(Exercise): Reproduce exactly, and only, the lines of the material below running from the line bearing "Generate a web" through the line bearing "const seriesNames = ['220','150','8R2','4R7','1R5'];". Leave any pictures out.

(Data for this exercise):
[START]

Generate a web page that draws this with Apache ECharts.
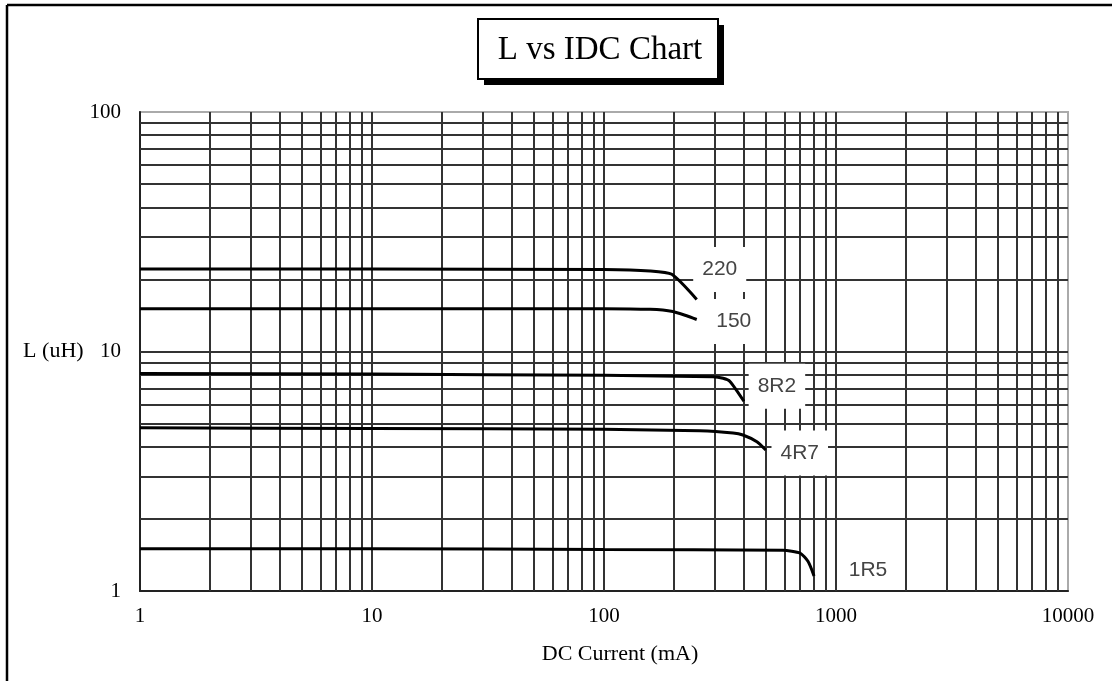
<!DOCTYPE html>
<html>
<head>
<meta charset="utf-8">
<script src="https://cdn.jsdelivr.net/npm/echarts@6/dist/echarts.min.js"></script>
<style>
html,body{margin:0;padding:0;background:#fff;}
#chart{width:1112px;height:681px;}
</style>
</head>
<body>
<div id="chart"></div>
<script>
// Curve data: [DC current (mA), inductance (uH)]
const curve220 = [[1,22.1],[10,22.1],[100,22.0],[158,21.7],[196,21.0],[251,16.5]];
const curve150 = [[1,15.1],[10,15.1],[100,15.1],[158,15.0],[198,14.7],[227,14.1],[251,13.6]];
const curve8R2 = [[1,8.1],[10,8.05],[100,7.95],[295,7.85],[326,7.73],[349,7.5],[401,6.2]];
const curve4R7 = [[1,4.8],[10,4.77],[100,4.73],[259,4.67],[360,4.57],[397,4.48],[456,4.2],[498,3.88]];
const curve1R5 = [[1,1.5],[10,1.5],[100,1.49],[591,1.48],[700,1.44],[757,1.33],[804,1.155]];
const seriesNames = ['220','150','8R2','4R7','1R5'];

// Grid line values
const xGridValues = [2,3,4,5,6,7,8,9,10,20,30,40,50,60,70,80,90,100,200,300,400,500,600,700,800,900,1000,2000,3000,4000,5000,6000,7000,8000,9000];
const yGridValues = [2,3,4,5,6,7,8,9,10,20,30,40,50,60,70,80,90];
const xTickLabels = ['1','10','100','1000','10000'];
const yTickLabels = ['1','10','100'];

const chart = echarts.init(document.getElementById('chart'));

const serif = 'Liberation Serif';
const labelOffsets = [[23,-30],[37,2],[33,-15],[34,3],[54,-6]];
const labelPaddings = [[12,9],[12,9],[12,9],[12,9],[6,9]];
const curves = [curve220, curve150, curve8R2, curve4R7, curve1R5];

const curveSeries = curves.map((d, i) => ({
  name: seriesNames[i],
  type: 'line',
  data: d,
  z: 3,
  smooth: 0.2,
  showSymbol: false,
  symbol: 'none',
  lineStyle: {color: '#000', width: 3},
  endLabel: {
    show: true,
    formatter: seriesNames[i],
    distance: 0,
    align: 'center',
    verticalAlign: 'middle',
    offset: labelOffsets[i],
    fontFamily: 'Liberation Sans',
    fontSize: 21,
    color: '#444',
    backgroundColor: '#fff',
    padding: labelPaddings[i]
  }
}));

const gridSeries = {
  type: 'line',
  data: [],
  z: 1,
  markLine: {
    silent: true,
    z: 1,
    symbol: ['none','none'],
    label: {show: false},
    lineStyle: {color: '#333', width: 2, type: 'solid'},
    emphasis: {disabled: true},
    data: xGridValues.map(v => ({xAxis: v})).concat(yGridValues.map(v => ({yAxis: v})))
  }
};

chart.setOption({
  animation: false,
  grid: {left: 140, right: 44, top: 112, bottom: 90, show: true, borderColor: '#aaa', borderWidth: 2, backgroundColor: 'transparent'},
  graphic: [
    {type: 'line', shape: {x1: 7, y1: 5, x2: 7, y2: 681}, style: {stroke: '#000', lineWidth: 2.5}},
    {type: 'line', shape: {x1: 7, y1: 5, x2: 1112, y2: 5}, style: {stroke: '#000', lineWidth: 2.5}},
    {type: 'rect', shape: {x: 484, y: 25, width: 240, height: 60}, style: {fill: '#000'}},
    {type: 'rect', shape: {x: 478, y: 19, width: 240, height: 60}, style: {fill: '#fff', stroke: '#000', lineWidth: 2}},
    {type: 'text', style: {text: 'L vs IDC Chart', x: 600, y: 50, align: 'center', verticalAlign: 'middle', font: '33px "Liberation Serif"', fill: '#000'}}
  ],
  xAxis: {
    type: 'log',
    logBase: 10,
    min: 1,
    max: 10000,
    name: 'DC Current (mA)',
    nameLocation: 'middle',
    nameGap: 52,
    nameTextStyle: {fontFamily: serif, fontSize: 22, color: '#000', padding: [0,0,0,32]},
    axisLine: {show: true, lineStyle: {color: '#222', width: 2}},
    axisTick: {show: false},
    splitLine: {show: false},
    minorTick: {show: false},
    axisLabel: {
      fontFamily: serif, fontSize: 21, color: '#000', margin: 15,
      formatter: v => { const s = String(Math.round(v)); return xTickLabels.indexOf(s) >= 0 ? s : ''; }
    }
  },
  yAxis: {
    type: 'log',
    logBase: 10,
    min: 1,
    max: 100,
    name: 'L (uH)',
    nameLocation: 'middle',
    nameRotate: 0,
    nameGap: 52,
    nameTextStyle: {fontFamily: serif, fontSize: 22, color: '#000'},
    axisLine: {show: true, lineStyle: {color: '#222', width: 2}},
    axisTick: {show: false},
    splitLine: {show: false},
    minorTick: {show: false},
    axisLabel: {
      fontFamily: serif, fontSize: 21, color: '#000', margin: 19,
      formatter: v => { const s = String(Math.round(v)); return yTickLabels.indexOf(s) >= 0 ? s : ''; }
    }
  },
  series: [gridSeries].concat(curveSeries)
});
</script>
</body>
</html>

[END]
[START]

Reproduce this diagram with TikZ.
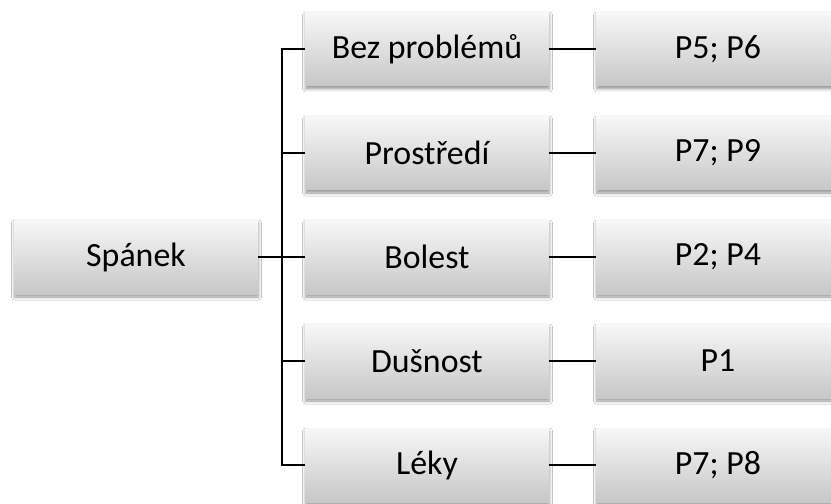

[END]
[START]

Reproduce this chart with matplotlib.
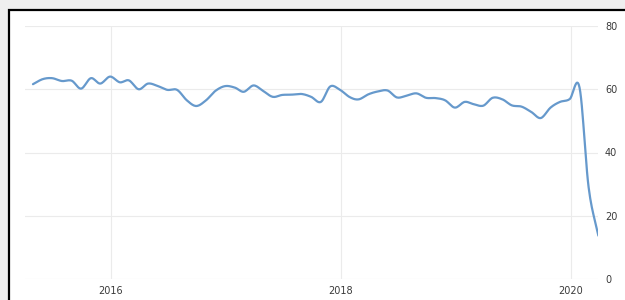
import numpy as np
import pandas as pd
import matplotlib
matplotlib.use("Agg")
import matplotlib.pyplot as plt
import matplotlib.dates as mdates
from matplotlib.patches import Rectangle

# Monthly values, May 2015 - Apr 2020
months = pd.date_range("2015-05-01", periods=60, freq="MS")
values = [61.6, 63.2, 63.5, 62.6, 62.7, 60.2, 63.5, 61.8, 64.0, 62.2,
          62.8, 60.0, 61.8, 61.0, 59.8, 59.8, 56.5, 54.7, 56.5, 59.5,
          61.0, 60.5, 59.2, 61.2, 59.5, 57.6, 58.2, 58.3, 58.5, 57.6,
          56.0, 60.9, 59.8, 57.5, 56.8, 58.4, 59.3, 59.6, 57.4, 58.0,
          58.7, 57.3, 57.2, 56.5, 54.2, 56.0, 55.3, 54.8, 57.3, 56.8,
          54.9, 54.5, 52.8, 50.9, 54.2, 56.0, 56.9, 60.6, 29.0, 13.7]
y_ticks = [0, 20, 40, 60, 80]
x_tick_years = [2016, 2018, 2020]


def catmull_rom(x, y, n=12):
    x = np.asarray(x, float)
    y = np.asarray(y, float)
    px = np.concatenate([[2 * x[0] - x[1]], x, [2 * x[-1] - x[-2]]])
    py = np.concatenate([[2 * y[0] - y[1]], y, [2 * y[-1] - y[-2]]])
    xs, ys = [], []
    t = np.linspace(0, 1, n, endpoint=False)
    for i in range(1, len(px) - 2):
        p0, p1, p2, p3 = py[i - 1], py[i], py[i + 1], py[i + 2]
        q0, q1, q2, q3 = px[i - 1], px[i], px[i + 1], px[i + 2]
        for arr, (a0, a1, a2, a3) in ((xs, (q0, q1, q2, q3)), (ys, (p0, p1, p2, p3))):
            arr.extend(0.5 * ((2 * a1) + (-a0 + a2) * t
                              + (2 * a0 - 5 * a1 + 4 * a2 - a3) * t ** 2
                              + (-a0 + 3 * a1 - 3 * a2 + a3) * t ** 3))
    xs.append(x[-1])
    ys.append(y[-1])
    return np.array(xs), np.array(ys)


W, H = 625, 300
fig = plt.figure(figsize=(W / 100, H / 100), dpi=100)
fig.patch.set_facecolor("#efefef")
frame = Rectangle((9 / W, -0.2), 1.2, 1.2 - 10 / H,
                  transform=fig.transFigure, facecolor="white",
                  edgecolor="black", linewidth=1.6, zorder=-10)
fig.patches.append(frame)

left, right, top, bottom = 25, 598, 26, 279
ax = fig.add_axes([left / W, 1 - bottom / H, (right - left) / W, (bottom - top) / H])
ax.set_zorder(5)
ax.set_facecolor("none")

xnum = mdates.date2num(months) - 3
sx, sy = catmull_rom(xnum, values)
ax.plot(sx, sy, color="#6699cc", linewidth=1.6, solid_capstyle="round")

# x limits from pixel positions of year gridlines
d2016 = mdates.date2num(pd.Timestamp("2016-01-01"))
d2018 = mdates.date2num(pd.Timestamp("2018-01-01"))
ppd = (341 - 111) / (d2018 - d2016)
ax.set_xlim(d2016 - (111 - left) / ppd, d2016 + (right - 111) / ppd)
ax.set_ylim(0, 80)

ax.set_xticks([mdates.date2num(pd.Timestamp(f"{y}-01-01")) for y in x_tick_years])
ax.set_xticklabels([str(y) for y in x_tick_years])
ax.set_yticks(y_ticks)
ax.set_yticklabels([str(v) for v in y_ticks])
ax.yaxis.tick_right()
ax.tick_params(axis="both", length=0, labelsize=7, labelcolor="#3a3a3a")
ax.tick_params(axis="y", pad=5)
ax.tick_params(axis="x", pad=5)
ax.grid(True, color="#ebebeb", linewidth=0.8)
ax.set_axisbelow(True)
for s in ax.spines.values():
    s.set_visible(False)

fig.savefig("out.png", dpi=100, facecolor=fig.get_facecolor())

[END]

(Complete answer):
Generate a web page that draws this with Apache ECharts.
<!DOCTYPE html>
<html>
<head>
<meta charset="utf-8">
<script src="https://cdn.jsdelivr.net/npm/echarts@6/dist/echarts.min.js"></script>
<style>
html,body{margin:0;padding:0;background:#fff;}
#chart{width:1112px;height:681px;}
</style>
</head>
<body>
<div id="chart"></div>
<script>
// Curve data: [DC current (mA), inductance (uH)]
const curve220 = [[1,22.1],[10,22.1],[100,22.0],[158,21.7],[196,21.0],[251,16.5]];
const curve150 = [[1,15.1],[10,15.1],[100,15.1],[158,15.0],[198,14.7],[227,14.1],[251,13.6]];
const curve8R2 = [[1,8.1],[10,8.05],[100,7.95],[295,7.85],[326,7.73],[349,7.5],[401,6.2]];
const curve4R7 = [[1,4.8],[10,4.77],[100,4.73],[259,4.67],[360,4.57],[397,4.48],[456,4.2],[498,3.88]];
const curve1R5 = [[1,1.5],[10,1.5],[100,1.49],[591,1.48],[700,1.44],[757,1.33],[804,1.155]];
const seriesNames = ['220','150','8R2','4R7','1R5'];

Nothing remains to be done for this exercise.